There is still much to do and it seems very time consuming, but it is cleansing and calming once you see that empty space and order reappearing. What I understand now is that certain things I have to do in stages, like my books. What do Inwant to keep and why. I never read novels twice and there are such great ressources like the library and the reading room. So I am destined to only keep the books I cannot get there or that I will likely have a look at again. Then there is the self control of not buying more books, unless it is something I will read more then once or can not get in the library and asking for e-books in case of gifts.
This seems like a clear way to go, so what about kids toys and games? Let’s keep the toys and games that we really enjoy(ed) playing and donate the rest. It seems like a shame to get rid of stuff that is in perfectly good order, but it doesn’t have any value collecting dust on the shelf.
We have been getting piles of beauty and wellness products as gifts. It might take a decade to use them all. How do we make sure we do not get any more? It seems unfriendly, but does feel better to be clear that you do prefer not to get these types of gifts. That you’d prefer a donation to a good cause or a gift card maybe? And for the products, let’s out them all in one place so we have an overview and just continue using them one by one.
Step-by-step I will get through it. But it does seem it will take much more time than I anticipated. But I have that time now, so just keep going at it. Interestingly I do already feel much less cluttered, because my increased peace of mind helps me be less annoyed. Things are the way they are. Nothing more and nothing less. And if I want the situation to change I will have to take action, step by step.
Writing my personal story in this blog has been a way to do self-reflection and to get some focus. Once it is written down it seems more real. At the same time I have been afraid to share my story. The question is why?
I do want to write, but do feel a bit embarressed. How do people interpret what I write? Do they feel I am this foggy person now, with my head in the clouds? Do they think I am selfish for taking this time for myself? What if people don’t take me serious anymore at work? Do they think it is unprofessional to write about your feelings? Is it any good what I am writing? Would anybody be even interested in it? Why post it online and not keep it for myself?

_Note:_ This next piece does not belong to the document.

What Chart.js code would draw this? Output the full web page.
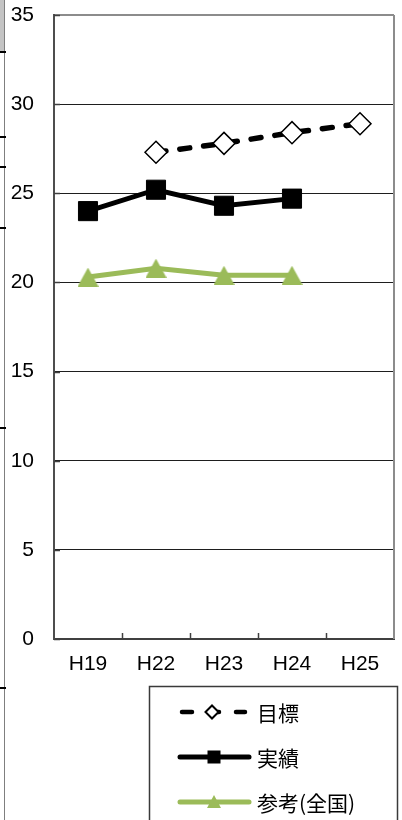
<!DOCTYPE html>
<html>
<head>
<meta charset="utf-8">
<script src="https://cdn.jsdelivr.net/npm/chart.js@4/dist/chart.umd.min.js"></script>
<style>
  html, body { margin: 0; padding: 0; background: #fff; }
  canvas { display: block; }
</style>
</head>
<body>
<canvas id="chart" width="402" height="820"></canvas>
<script>
// Categories (fiscal years) and series values
const categories = ['H19', 'H22', 'H23', 'H24', 'H25'];
const targetValues = [null, 27.3, 27.8, 28.4, 28.9];   // 目標
const actualValues = [24.0, 25.2, 24.3, 24.7, null];   // 実績
const nationalValues = [20.3, 20.8, 20.4, 20.4, null]; // 参考(全国)
const seriesNames = ['目標', '実績', '参考(全国)'];
const yTickValues = [0, 5, 10, 15, 20, 25, 30, 35];

const GREEN = '#9bbb59';
const LATIN_FONT = "'Liberation Sans', Arial, sans-serif";
const CJK_FONT = "'Noto Sans CJK JP', 'Liberation Sans', sans-serif";

// Triangle marker whose bounding box is centred on the data point
function triangleMarker(w, h, color) {
  const c = document.createElement('canvas');
  c.width = w; c.height = h;
  const g = c.getContext('2d');
  g.fillStyle = color;
  g.beginPath();
  g.moveTo(w / 2, 0);
  g.lineTo(w, h);
  g.lineTo(0, h);
  g.closePath();
  g.fill();
  return c;
}

// Thin strip along the left page edge with its small tick marks
const pageEdge = {
  id: 'pageEdge',
  beforeDraw(chart) {
    const ctx = chart.ctx;
    ctx.save();
    ctx.fillStyle = '#c4c4c4';
    ctx.fillRect(0, 0, 4, 52);
    ctx.strokeStyle = '#7f7f7f';
    ctx.lineWidth = 1;
    ctx.beginPath();
    ctx.moveTo(4.5, 0);
    ctx.lineTo(4.5, 820);
    ctx.stroke();
    ctx.strokeStyle = '#000';
    ctx.lineWidth = 2;
    [52, 137, 167, 228, 428, 688].forEach(y => {
      ctx.beginPath();
      ctx.moveTo(0, y);
      ctx.lineTo(6, y);
      ctx.stroke();
    });
    ctx.restore();
  }
};

// Plot frame: right border and inward tick marks on both axes
const plotFrame = {
  id: 'plotFrame',
  beforeDatasetsDraw(chart) {
    const { ctx, chartArea: a, scales } = chart;
    ctx.save();
    ctx.strokeStyle = '#8c8c8c';
    ctx.lineWidth = 2;
    ctx.beginPath();
    ctx.moveTo(a.right, a.top);
    ctx.lineTo(a.right, a.bottom);
    ctx.stroke();

    ctx.strokeStyle = '#404040';
    ctx.lineWidth = 1.5;
    yTickValues.forEach(v => {
      const y = Math.round(scales.y.getPixelForValue(v)) + 0.5;
      ctx.beginPath();
      ctx.moveTo(a.left, y);
      ctx.lineTo(a.left + 6, y);
      ctx.stroke();
    });
    for (let i = 1; i < categories.length; i++) {
      const x = Math.round((scales.x.getPixelForValue(i - 1) + scales.x.getPixelForValue(i)) / 2) + 0.5;
      ctx.beginPath();
      ctx.moveTo(x, a.bottom);
      ctx.lineTo(x, a.bottom - 6);
      ctx.stroke();
    }
    ctx.restore();
  }
};

// Boxed legend below the plot
const boxLegend = {
  id: 'boxLegend',
  afterDraw(chart) {
    const ctx = chart.ctx;
    ctx.save();
    ctx.strokeStyle = '#3a3a3a';
    ctx.lineWidth = 1.5;
    ctx.strokeRect(149.5, 686.5, 248, 200);

    const x0 = 180, x1 = 249, mx = 214, tx = 257;
    const rows = [712, 757, 802];

    // 目標
    ctx.strokeStyle = '#000';
    ctx.lineWidth = 4.5;
    ctx.lineCap = 'round';
    ctx.setLineDash([10, 17]);
    ctx.beginPath();
    ctx.moveTo(x0 + 2, rows[0]);
    ctx.lineTo(x1 - 4, rows[0]);
    ctx.stroke();
    ctx.setLineDash([]);
    ctx.lineCap = 'butt';
    ctx.fillStyle = '#fff';
    ctx.lineWidth = 2;
    ctx.beginPath();
    ctx.moveTo(mx - 2 - 6.5, rows[0]);
    ctx.lineTo(mx - 2, rows[0] - 6.5);
    ctx.lineTo(mx - 2 + 6.5, rows[0]);
    ctx.lineTo(mx - 2, rows[0] + 6.5);
    ctx.closePath();
    ctx.fill();
    ctx.stroke();

    // 実績
    ctx.strokeStyle = '#000';
    ctx.lineWidth = 5;
    ctx.lineCap = 'round';
    ctx.beginPath();
    ctx.moveTo(x0, rows[1]);
    ctx.lineTo(x1, rows[1]);
    ctx.stroke();
    ctx.fillStyle = '#000';
    ctx.fillRect(mx - 6.5, rows[1] - 6.5, 13, 13);

    // 参考(全国)
    ctx.strokeStyle = GREEN;
    ctx.beginPath();
    ctx.moveTo(x0, rows[2]);
    ctx.lineTo(x1, rows[2]);
    ctx.stroke();
    ctx.fillStyle = GREEN;
    ctx.beginPath();
    ctx.moveTo(mx, rows[2] - 7);
    ctx.lineTo(mx + 7, rows[2] + 6);
    ctx.lineTo(mx - 7, rows[2] + 6);
    ctx.closePath();
    ctx.fill();

    ctx.fillStyle = '#000';
    ctx.font = '21px ' + CJK_FONT;
    ctx.textAlign = 'left';
    ctx.textBaseline = 'middle';
    seriesNames.forEach((name, i) => ctx.fillText(name, tx, rows[i] + 1));
    ctx.restore();
  }
};

new Chart(document.getElementById('chart'), {
  type: 'line',
  data: {
    labels: categories,
    datasets: [
      {
        label: seriesNames[0],
        data: targetValues,
        borderColor: '#000',
        borderWidth: 5.5,
        borderDash: [10, 14],
        borderCapStyle: 'round',
        pointStyle: 'rectRot',
        pointRadius: 11,
        pointBorderWidth: 1.5,
        pointBackgroundColor: '#fff',
        pointBorderColor: '#000',
        tension: 0
      },
      {
        label: seriesNames[1],
        data: actualValues,
        borderColor: '#000',
        borderWidth: 5,
        pointStyle: 'rect',
        pointRadius: 13.5,
        pointBorderWidth: 1,
        pointBackgroundColor: '#000',
        pointBorderColor: '#000',
        tension: 0
      },
      {
        label: seriesNames[2],
        data: nationalValues,
        borderColor: GREEN,
        borderWidth: 5,
        pointStyle: triangleMarker(21, 19, GREEN),
        pointRadius: 10,
        tension: 0
      }
    ]
  },
  options: {
    responsive: false,
    animation: false,
    events: [],
    layout: { autoPadding: false, padding: { left: 0, top: 15, right: 8, bottom: 0 } },
    plugins: { legend: { display: false }, tooltip: { enabled: false } },
    scales: {
      x: {
        type: 'category',
        offset: true,
        grid: { display: false, drawTicks: false },
        border: { display: true, color: '#404040', width: 2 },
        ticks: { color: '#000', font: { size: 21, family: LATIN_FONT }, padding: 13, maxRotation: 0 },
        afterFit(scale) {
          scale.height = 181;
          scale.paddingLeft = 0;
          scale.paddingRight = 0;
        }
      },
      y: {
        min: 0,
        max: 35,
        afterBuildTicks(scale) { scale.ticks = yTickValues.map(v => ({ value: v })); },
        grid: {
          drawTicks: false,
          color: ctx => (ctx.tick && ctx.tick.value === 35 ? '#8c8c8c' : '#1e1e1e'),
          lineWidth: ctx => (ctx.tick && ctx.tick.value === 35 ? 2 : 1)
        },
        border: { display: true, color: '#4d4d4d', width: 2 },
        ticks: { color: '#000', font: { size: 21, family: LATIN_FONT }, padding: 20 },
        afterFit(scale) {
          scale.width = 54;
          scale.paddingTop = 0;
          scale.paddingBottom = 0;
        }
      }
    }
  },
  plugins: [pageEdge, plotFrame, boxLegend]
});
</script>
</body>
</html>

Does all of that really matter is what I need to ask myself. To begin and get over the first hurddle I made my blog site under a pseudonym and shared it with a few people I trust. They were positive about my first two posts. This got me to the next step to spread the word more. Mostly to people that I do not know in anonymous groups online. I have nagging thoughts about yes or no to use my personal and professional network to post it to, but I haven’t so far.
Which fear is holding me back? Is it the fear of not being good enough. I am this perfectionist and can be really hard on myself if it is not 100% in order. Can I not just see this as something I just started doing and evolve as I progress? Look at it now, this is my 11th post and there are so many more topics I like to write about. Also, the interactions and posts of others give me new ideas to reflect upon. Isn’t it great to get some different views on life and try things out? I have had posts where there were spelling errors and wrong numbering in the title, a storyline that doesn’t quite flow or I forget to upload the feature photo. Big deal! I don’t think so now. It helps me be more forgiving to myself. I am doing this because I want and like to do it. And it may be a big deal for me if it isn’t perfect, somebody else may think it is just human. Or doesn’t even notice.

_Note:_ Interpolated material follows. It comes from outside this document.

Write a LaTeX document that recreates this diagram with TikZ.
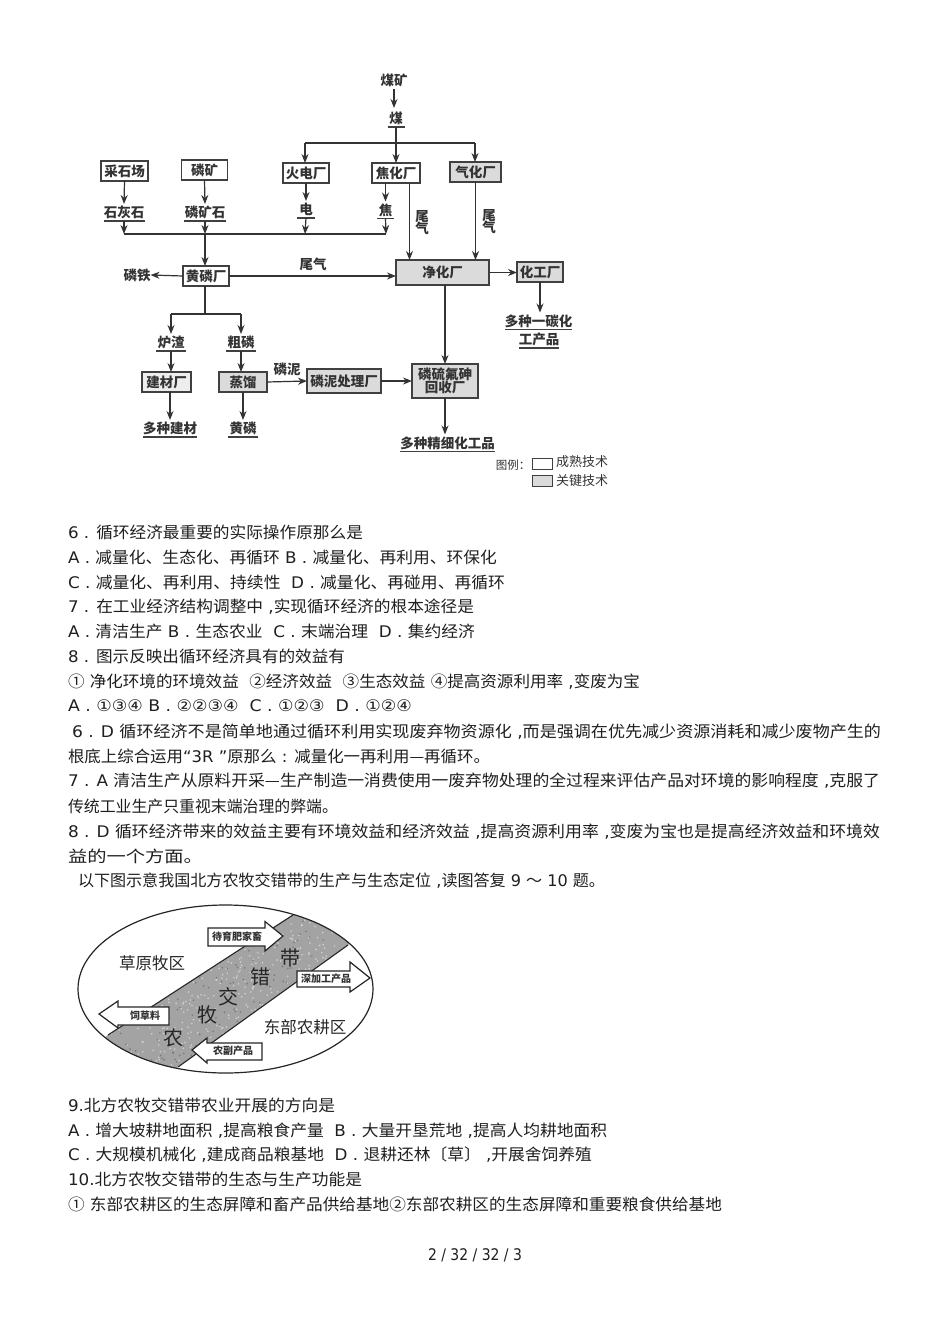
\documentclass[tikz,border=0pt]{standalone}
\usepackage{fontspec}
\usepackage{graphicx}
\usetikzlibrary{arrows.meta,calc}
\setmainfont{Noto Sans CJK SC}
\newfontfamily\latf{DejaVu Sans}
\newcommand\La[1]{{\latf #1}}
\newsavebox\tbx
\newcommand\fitw[2]{\sbox\tbx{#2}\pgfmathsetmacro\sxv{#1/\wd\tbx}\scalebox{\sxv}[1]{\usebox\tbx}}
\newcommand\tl[5]{\node[txt] (#1) at (#2,#3) {\fitw{#4}{#5}};}
\tikzset{
 x=1pt,y=-1pt,
 txt/.style={anchor=base west,inner sep=0pt,outer sep=0pt,font=\fontsize{16}{18}\selectfont,text=black!88},
 dt/.style={inner sep=0pt,outer sep=0pt,font=\fontsize{13.5}{15}\selectfont\bfseries,text=black!80,align=center},
 plant/.style={dt,draw=black!75,line width=1.3pt,fill=white,minimum width=#1,minimum height=20pt},
 key/.style={dt,draw=black!75,line width=1.3pt,fill=black!14,minimum width=#1,minimum height=20pt},
 prod/.style={dt,minimum width=#1,minimum height=17pt,append after command={(\tikzlastnode.south west) edge[draw=black!75,line width=1.3pt] (\tikzlastnode.south east)}},
 arr/.style={draw=black!80,line width=1.2pt,-{Stealth[length=9pt,width=7pt]}},
 lin/.style={draw=black!80,line width=1.2pt},
 bandt/.style={inner sep=0pt,font=\fontsize{20}{22}\selectfont,text=black!85},
 zone/.style={inner sep=0pt,font=\fontsize{16.5}{18}\selectfont,text=black!85},
 blk/.style={draw=black!85,line width=1.2pt,fill=white,line join=miter},
 blkt/.style={inner sep=0pt,font=\fontsize{10}{12}\selectfont\bfseries,text=black!80},
}
\begin{document}
\begin{tikzpicture}
\useasboundingbox (0,0) rectangle (950,1344);
\fill[white] (0,0) rectangle (950,1344);

% --- flow diagram ---
\node[dt] (meikuang) at (394,80) {煤矿};
\node[prod=17pt] (mei) at (396,118.5) {煤};
\node[plant=47pt] (caishi) at (124.5,171) {采石场};
\node[plant=46pt] (linkuang) at (204.5,170) {磷矿};
\node[plant=46pt] (huodian) at (306,173) {火电厂};
\node[plant=48pt] (jiaohua) at (396,173) {焦化厂};
\node[key=51pt] (qihua) at (475.5,172) {气化厂};
\node[prod=41pt] (shihui) at (124,212.5) {石灰石};
\node[prod=42pt] (linshi) at (205,212.5) {磷矿石};
\node[prod=18pt] (dian) at (306,209.5) {电};
\node[prod=17pt] (jiao) at (385.5,210) {焦};
\node[plant=46pt] (huanglin) at (206,276) {黄磷厂};
\node[dt] (tiefe) at (137,275) {磷铁};
\node[key=93pt,minimum height=25pt] (jinghua) at (442.5,272.5) {净化厂};
\node[key=46pt] (huagong) at (540,272) {化工厂};
\node[dt] (wei1) at (313,264) {尾气};
\node[dt] (wei2) at (422,223) {尾\\[-3pt]气};
\node[dt] (wei3) at (489,222) {尾\\[-3pt]气};
\node[prod=67pt] (tan) at (538.5,321) {多种一碳化};
\node[prod=40pt] (gongchan) at (539,339.5) {工产品};
\node[prod=30pt] (luzha) at (171,342.5) {炉渣};
\node[prod=30pt] (culin) at (241,342.5) {粗磷};
\node[plant=49pt,fill=black!7] (jiancai) at (166.5,382) {建材厂};
\node[key=48pt] (zhengliu) at (243,382) {蒸馏};
\node[key=74pt,minimum height=24pt] (linni) at (344,381) {磷泥处理厂};
\node[dt] (linnit) at (287,369) {磷泥};
\node[key=66pt,minimum height=34pt] (huishou) at (445,381) {磷硫氟砷\\[-2pt]回收厂};
\node[prod=54pt] (jiancaip) at (170,428.5) {多种建材};
\node[prod=30pt] (huangp) at (243,428.5) {黄磷};
\node[prod=91pt] (jingxi) at (447.5,443) {多种精细化工品};

\coordinate (bus1) at (124,234);
\coordinate (bus2) at (205,234);
\coordinate (bus3) at (305,234);
\coordinate (bus4) at (386,234);
\coordinate (coalj) at (396,143);
\coordinate (coalL) at (305,143);
\coordinate (coalR) at (475,143);
\coordinate (hj) at (205,314);
\coordinate (hL) at (171,314);
\coordinate (hR) at (241,314);

\draw[arr] (meikuang.south) ++(0,3) -- (394,108);
\draw[lin] (mei.south) -- (coalj);
\draw[arr] (coalj) -- (jiaohua.north);
\draw[lin] (coalL) -- (coalR);
\draw[arr] (coalL) -- (coalL |- huodian.north);
\draw[arr] (coalR) -- (coalR |- qihua.north);
\draw[arr] (caishi.south) -- (shihui.north);
\draw[arr] (linkuang.south) -- (linshi.north);
\draw[arr] (huodian.south) -- (dian.north);
\draw[arr] (jiaohua.south -| jiao) -- (jiao.north);
\draw[lin] (bus1) -- (bus4);
\draw[arr] (shihui.south) -- (bus1);
\draw[arr] (linshi.south) -- (bus2);
\draw[arr] (dian.south) -- (bus3);
\draw[arr] (jiao.south) -- (bus4);
\draw[arr] (bus2) -- (bus2 |- huanglin.north);
\draw[arr] (huanglin.west) -- (tiefe.east);
\draw[arr] (huanglin.east) -- (huanglin.east -| jinghua.west);
\draw[arr] ([xshift=13.5pt]jiaohua.south) -- ([xshift=13.5pt]jiaohua.south |- jinghua.north);
\draw[arr] (qihua.south) -- (qihua.south |- jinghua.north);
\draw[arr] (jinghua.east) -- (jinghua.east -| huagong.west);
\draw[arr] (huagong.south) -- (huagong.south |- tan.north);
\draw[arr] (jinghua.south -| huishou) -- (huishou.north);
\draw[lin] (hj |- huanglin.south) -- (hj);
\draw[lin] (hL) -- (hR);
\draw[arr] (hL) -- (luzha.north);
\draw[arr] (hR) -- (culin.north);
\draw[arr] (luzha.south) -- (luzha.south |- jiancai.north);
\draw[arr] (culin.south) -- (culin.south |- zhengliu.north);
\draw[arr] (jiancai.south -| jiancaip) -- (jiancaip.north);
\draw[arr] (zhengliu.south) -- (huangp.north);
\draw[arr] (zhengliu.east) -- (linni.west);
\draw[arr] (linni.east) -- (huishou.west);
\draw[arr] (huishou.south) -- (huishou.south |- jingxi.north);

% legend
\node[dt,font=\fontsize{11.5}{13}\selectfont] (tuli) at (513,465) {图例：};
\node[plant=20pt,minimum height=11pt,line width=.8pt] (lg1) at (542,463.5) {};
\node[key=20pt,minimum height=11pt,line width=.8pt] (lg2) at (542,481) {};
\node[dt,font=\fontsize{13}{15}\selectfont] (lgt1) at (582,462) {成熟技术};
\node[dt,font=\fontsize{13}{15}\selectfont] (lgt2) at (582,481) {关键技术};

% --- text block ---
\tl{l1}{68}{538}{295}{\La{6 . }循环经济最重要的实际操作原那么是}
\tl{l2}{68}{563}{429}{\La{A . }减量化、生态化、再循环\La{ B . }减量化、再利用、环保化}
\tl{l3}{68}{588}{437}{\La{C . }减量化、再利用、持续性\La{~~D . }减量化、再碰用、再循环}
\tl{l4}{68}{612}{406}{\La{7 . }在工业经济结构调整中\La{ ,}实现循环经济的根本途径是}
\tl{l5}{68}{637}{407}{\La{A . }清洁生产\La{ B . }生态农业\La{~~C . }末端治理\La{~~D . }集约经济}
\tl{l6}{68}{662}{277}{\La{8 . }图示反映出循环经济具有的效益有}
\tl{l7}{68}{687}{572}{①\La{ }净化环境的环境效益\La{~~}②经济效益\La{~~}③生态效益\La{ }④提高资源利用率\La{ ,}变废为宝}
\tl{l8}{68}{711}{344}{\La{A . ①③④ B . ②②③④~~C . ①②③~~D . ①②④}}
\tl{l9}{72}{737}{809}{\La{6 . D }循环经济不是简单地通过循环利用实现废弃物资源化\La{ ,}而是强调在优先减少资源消耗和减少废物产生的}
\tl{l10}{68}{762}{422}{根底上综合运用\La{“3R ”}原那么\La{ : }减量化一再利用—再循环。}
\tl{l11}{68}{786}{812}{\La{7 . A }清洁生产从原料开采—生产制造一消费使用一废弃物处理的全过程来评估产品对环境的影响程度\La{ ,}克服了}
\tl{l12}{68}{812}{270}{传统工业生产只重视末端治理的弊端。}
\tl{l13}{68}{837}{812}{\La{8 . D }循环经济带来的效益主要有环境效益和经济效益\La{ ,}提高资源利用率\La{ ,}变废为宝也是提高经济效益和环境效}
\tl{l14}{68}{862}{135}{益的一个方面。}
\tl{l15}{78}{886}{527}{以下图示意我国北方农牧交错带的生产与生态定位\La{ ,}读图答复\La{ 9 }～\La{ 10 }题。}
\tl{l16}{68}{1111}{267}{\La{9.}北方农牧交错带农业开展的方向是}
\tl{l17}{68}{1136}{539}{\La{A . }增大坡耕地面积\La{ ,}提高粮食产量\La{~~B . }大量开垦荒地\La{ ,}提高人均耕地面积}
\tl{l18}{68}{1160}{524}{\La{C . }大规模机械化\La{ ,}建成商品粮基地\La{~~D . }退耕还林〔草〕\La{ ,}开展舍饲养殖}
\tl{l19}{68}{1185}{294}{\La{10.}北方农牧交错带的生态与生产功能是}
\tl{l20}{68}{1210}{654}{①\La{ }东部农耕区的生态屏障和畜产品供给基地②东部农耕区的生态屏障和重要粮食供给基地}
\tl{l21}{428}{1260}{94}{\La{2 / 32 / 32 / 3}}

% --- ellipse figure ---
\begin{scope}
 \clip (225.5,989) ellipse [x radius=147.5pt,y radius=84pt];
 \fill[black!36] (78,1054.5) -- (323,895.5) -- (378,923.5) -- (148,1088.5) -- cycle;
 \clip (78,1054.5) -- (323,895.5) -- (378,923.5) -- (148,1088.5) -- cycle;
 \pgfmathsetseed{11}
 \foreach \i in {1,...,1100}{
  \pgfmathsetmacro\px{100+rnd*270}
  \pgfmathsetmacro\py{905+rnd*170}
  \pgfmathsetmacro\pc{rnd>0.3?0:70}
  \fill[black!\pc!white,opacity=.5] (\px,\py) circle (0.9pt);
 }
\end{scope}
\draw[black!85,line width=1.1pt] (108,1035) -- (293,915);
\draw[black!85,line width=1.1pt] (178,1067) -- (348,945);
\draw[black!85,line width=1.2pt] (225.5,989) ellipse [x radius=147.5pt,y radius=84pt];

\node[zone] (zr) at (152,963) {草原牧区};
\node[zone] (ze) at (305,1027) {东部农耕区};
\node[bandt] (b1) at (173,1038) {农};
\node[bandt] (b2) at (207,1015) {牧};
\node[bandt] (b3) at (228,997) {交};
\node[bandt] (b4) at (260,977) {错};
\node[bandt] (b5) at (290,958) {带};

\draw[blk] (208,928) -- (265,928) -- (265,921.5) -- (283,936) -- (265,951) -- (265,946) -- (208,946) -- cycle;
\node[blkt] (a1) at (237,937) {待育肥家畜};
\draw[blk] (297,971) -- (350,971) -- (350,962) -- (370,978) -- (350,992) -- (350,987) -- (297,987) -- cycle;
\node[blkt] (a2) at (326,979) {深加工产品};
\draw[blk] (99,1014) -- (118,1001) -- (118,1007) -- (169,1007) -- (169,1025) -- (118,1025) -- (118,1028) -- cycle;
\node[blkt] (a3) at (145,1016) {饲草料};
\draw[blk] (192,1050) -- (207,1038) -- (207,1043) -- (262,1043) -- (262,1060) -- (207,1060) -- (207,1063) -- cycle;
\node[blkt] (a4) at (233,1051) {农副产品};
\end{tikzpicture}
\end{document}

Then there is the fear of not being understood or respected. I question really hard what appearance am I trying to keep up to people around me, family, friends, acquintances, colleagues, bosses, …. Why am I afraid to bring more of myself into those relations? Why do I hold back and only show whatever seems approvable, acceptable and the perfect version of my self? On too many occassions I have had harsh responses when I wasn’t my perfect self. As a child already I felt like the odd one out. Not standing out and being agreeable seemed to avoid those negative responses in some cases. In contrast when it came to my results in terms of schoolwork or in my job, I did get positive responses. Maybe I started to believe that this was the only thing I was good at. Always trying to please others. Be professional and delivering good work started to be the top priority. What I ask myself now is whether I can be content with myself when being a bit more self-confident about all the other things that I am, do, think and enjoy. Accept my imperfections and just be in the moment. So what if people do not like my blog. So what if people don’t want to read it. But it is one thing I am doing right now and it is part of me. That still doesn’t mean I need to share it with everyone, but it is out there. And I am surely not that unique that I am the only one having these thoughts.

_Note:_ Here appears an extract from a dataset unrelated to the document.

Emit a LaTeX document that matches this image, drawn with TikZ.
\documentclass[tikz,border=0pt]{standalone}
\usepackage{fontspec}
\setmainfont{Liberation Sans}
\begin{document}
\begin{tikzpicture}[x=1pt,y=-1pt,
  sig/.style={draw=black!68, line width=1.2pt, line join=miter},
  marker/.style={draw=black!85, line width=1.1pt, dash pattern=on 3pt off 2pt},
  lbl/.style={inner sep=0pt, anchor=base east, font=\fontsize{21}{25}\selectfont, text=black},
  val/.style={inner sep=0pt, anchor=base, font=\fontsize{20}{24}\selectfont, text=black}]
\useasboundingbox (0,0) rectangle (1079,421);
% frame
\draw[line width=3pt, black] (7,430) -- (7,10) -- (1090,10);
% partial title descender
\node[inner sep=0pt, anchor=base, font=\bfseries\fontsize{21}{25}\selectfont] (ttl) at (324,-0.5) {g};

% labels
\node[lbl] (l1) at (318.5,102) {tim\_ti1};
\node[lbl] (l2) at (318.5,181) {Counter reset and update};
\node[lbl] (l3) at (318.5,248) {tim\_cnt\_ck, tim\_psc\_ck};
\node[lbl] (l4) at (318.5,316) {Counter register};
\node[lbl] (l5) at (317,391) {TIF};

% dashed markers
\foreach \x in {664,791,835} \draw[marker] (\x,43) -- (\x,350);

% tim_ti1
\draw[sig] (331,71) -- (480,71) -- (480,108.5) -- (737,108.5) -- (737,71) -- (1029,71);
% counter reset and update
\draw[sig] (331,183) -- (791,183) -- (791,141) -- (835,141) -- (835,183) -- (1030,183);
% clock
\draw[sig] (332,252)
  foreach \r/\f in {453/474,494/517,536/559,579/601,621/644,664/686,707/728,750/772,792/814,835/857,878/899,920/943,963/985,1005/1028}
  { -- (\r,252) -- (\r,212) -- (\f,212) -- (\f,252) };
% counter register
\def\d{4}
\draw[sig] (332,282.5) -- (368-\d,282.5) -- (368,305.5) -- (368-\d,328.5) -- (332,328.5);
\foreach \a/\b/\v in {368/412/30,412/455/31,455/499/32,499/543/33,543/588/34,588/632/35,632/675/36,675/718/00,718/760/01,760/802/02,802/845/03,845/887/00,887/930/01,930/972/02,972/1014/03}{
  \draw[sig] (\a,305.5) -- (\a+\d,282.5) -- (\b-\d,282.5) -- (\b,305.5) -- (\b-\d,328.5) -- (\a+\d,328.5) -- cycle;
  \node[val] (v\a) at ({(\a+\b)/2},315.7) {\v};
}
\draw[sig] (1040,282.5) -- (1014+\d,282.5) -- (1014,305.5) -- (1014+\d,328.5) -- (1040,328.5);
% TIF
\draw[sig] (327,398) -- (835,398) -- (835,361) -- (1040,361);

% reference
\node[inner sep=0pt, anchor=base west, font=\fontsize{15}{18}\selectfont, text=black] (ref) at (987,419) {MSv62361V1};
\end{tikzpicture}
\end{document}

This leads to the thought that I need to justify myself. What fear is that? And whom and for what do I need to justify myself? Is it that I have tried so hard to be the responsable one, the person that keeps everything afloat and solves the problem. And I am. And I think I like it that way. But why do I continue to fomulate justifications in my head or verbally to others if I decide for me. I seem to have a constant guilt and feel selfish. Is it that, the fear of being seen as selfish. Why is it so hard to choose for me rather than living up to the perceived expectations of myself and others. I do thing this is a vital one. And it is getting in the way of choosing my hearts desires. If I am more at ease with myself can I be a better person? And what does this better person look like? More food for thought…
Curious to hear from you if you think I should get out there to all those people that know me in real life. I still do not have the courage.